What Makes This Dangerous
For the organization:
- •Employees can't escalate compliance concerns to the DPO because they don't know who the DPO is
- •The DPO can't enforce standards because their role is unknown
- •When a breach or incident occurs, the investigation reveals: "We had governance. We just didn't know it."
For the board:
- •They approved data governance but have no evidence of execution
- •When regulators ask "How is your DPO performing?" the answer exposes the invisibility
- •The board faces liability: they approved a governance framework they didn't make visible to the organization
For the regulator:
- •Invisible governance is functionally equivalent to no governance
- •An audit uncovers: the infrastructure exists but the controls are non-operational because nobody knows how to use them
- •Under UK GDPR, GDPR and the EU AI Act, "We hired someone for that role" is not a defence.
How to Fix It
Governance visibility requires three things:
1. Make governance roles explicit and discoverable
- •Who is the DPO? Post their name, email, and office location.

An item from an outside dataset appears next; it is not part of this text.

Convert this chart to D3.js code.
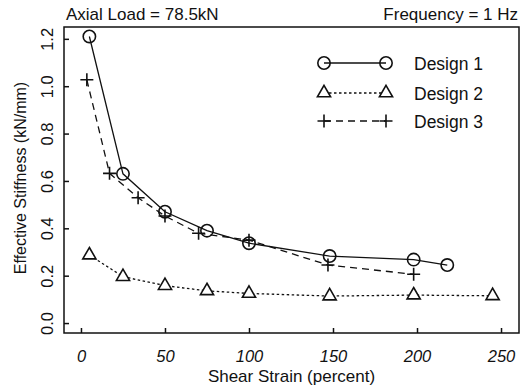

- •Who owns AI governance? Name them. Make them findable.
- •Who can employees escalate to? Clear channel. Clear process.
2. Make governance responsibilities documented and accessible
- •What is the DPO responsible for? Write it down and distribute it.
- •What are the approval processes? Make them visible, not hidden.
- •How do teams escalate governance questions? Create a system for it.
3. Make governance decisions auditable and reconstructable
- •Who approved this AI tool? Log it. Document it.
- •When was the DPO consulted? Record it.
- •What was the decision rationale? Archive it.
- •Can you reconstruct this decision in real time if asked? If not, it's invisible.
This is not optional. Regulators now treat invisible governance as non-existent governance.
The Real Cost
Organizations don't get fined because they have a bad DPO.
They get fined because they had a DPO and nobody knew it.
Because governance infrastructure existed but controls were non-operational.
Because when audited, they couldn't demonstrate that their governance framework was actually being executed.
What's Next
If your organization has:
- •A DPO but employees can't name them
- •A compliance framework but it's not accessible
- •An AI governance policy but nobody knows who owns it
- •An ethics committee that meets but decisions aren't logged
You don't have a governance problem.
You have a visibility problem.
And visibility problems are the ones regulators care about most.